Illustrating Externalities with Marginal Costs/Benefits
Marginal Private Cost (MPC): Cost incurred by the seller from producing an additional unit.
Marginal External Cost (MEC): Cost imposed on bystanders from producing an additional unit.
Marginal Social Cost (MSC): The total cost, including both private and external costs (MSC = MPC + MEC).
Conversely, for positive externalities:
- Marginal Private Benefit (MPB) and Marginal External Benefit (MEB) lead to Marginal Social Benefit (MSB) (MSB = MPB + MEB).
3. Solving Externality Problems
Solution Strategies
Private Bargaining (Coase Theorem): If property rights are well-defined and transaction costs are low, parties can negotiate to resolve externalities (e.g., payment to reduce noise).
Corrective Taxes and Subsidies:
- Corrective Tax: Used to reduce negative externalities by accounting for external costs (equal to MEC).
- Corrective Subsidy: Encourages positive externalities by compensating for external benefits (equal to MEB).
Cap and Trade: A market-based approach to control pollution by providing economic incentives for reducing emissions (e.g., trading pollution permits).
Regulation and Legislation: Enforce laws and standards to minimize negative externalities (e.g., emission regulations, noise ordinances).
Additional Solutions:
- Government intervention to directly provide public goods when markets fail, due to non-excludability.
- Assign ownership rights to manage common resources and avoid the tragedy of the commons.
4. Public Goods and the Tragedy of the Commons
Characteristics of Goods
Excludable vs.

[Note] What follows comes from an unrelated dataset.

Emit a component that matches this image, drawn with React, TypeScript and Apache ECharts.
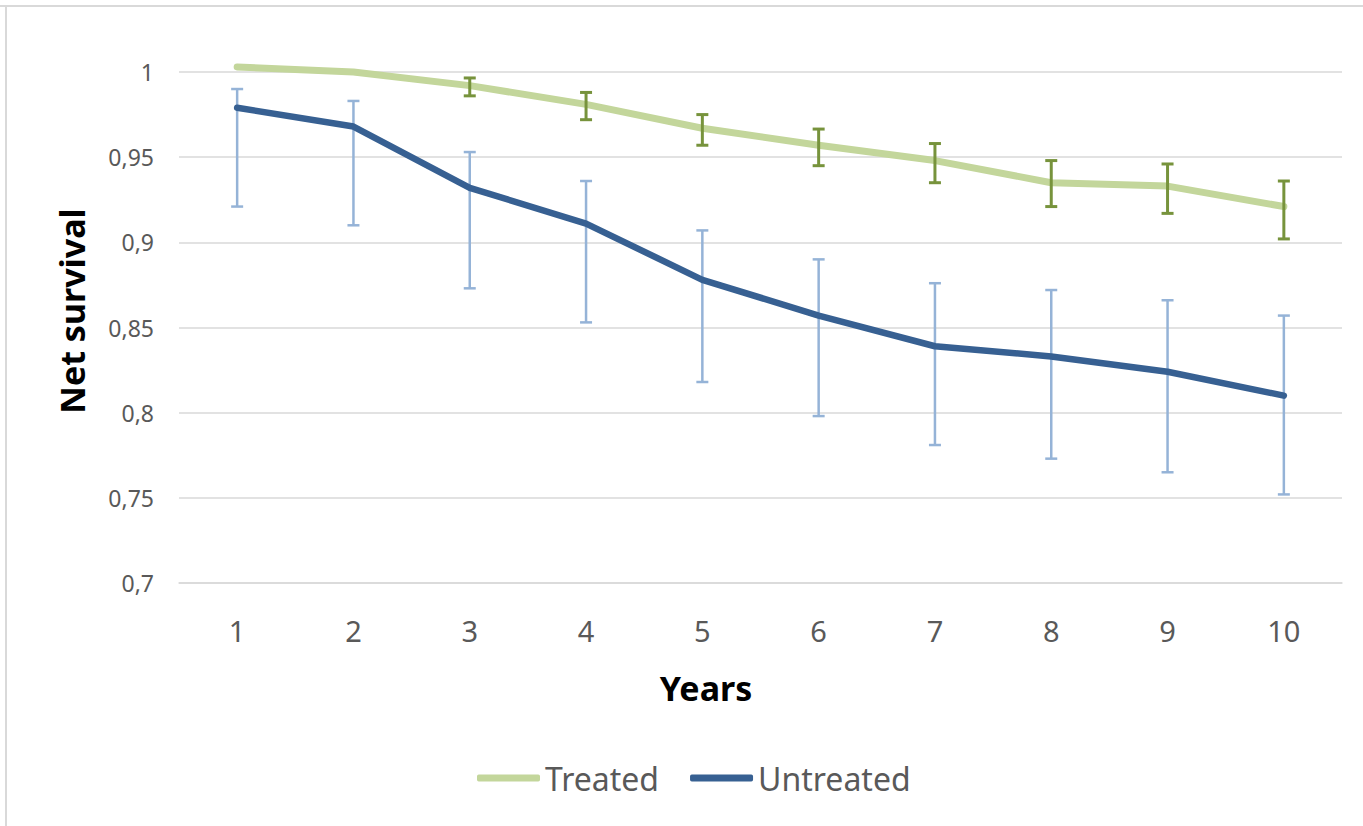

Nonexcludable:
- Excludable: Can limit access (e.g., cars, private parks).
- Nonexcludable: Cannot limit access (e.g., public broadcasting).
Rival vs. Nonrival:
- Rival: One person's use reduces availability for another (e.g., a fish in the ocean).
- Nonrival: Use by one does not reduce availability for another (e.g., national defense).
Key Issues
- Free Rider Problem: Individuals benefit from public goods without paying for them, leading to underproduction.
- Tragedy of the Commons: Shared resources are overused due to individual self-interest, resulting in depletion (e.g., overfishing).
Solutions to Underproduction and Overconsumption
- Government provision or purchase of public goods.
- Implementations of rules and regulations to manage common resources effectively.
- Assign ownership to limit overconsumption of shared resources, incentivizing sustainable management.
Conclusion
- Identify the presence of externalities, assess impacts on societal welfare, and implement effective solutions based on the type of externality and market conditions to ‘internalize’ external costs or benefits.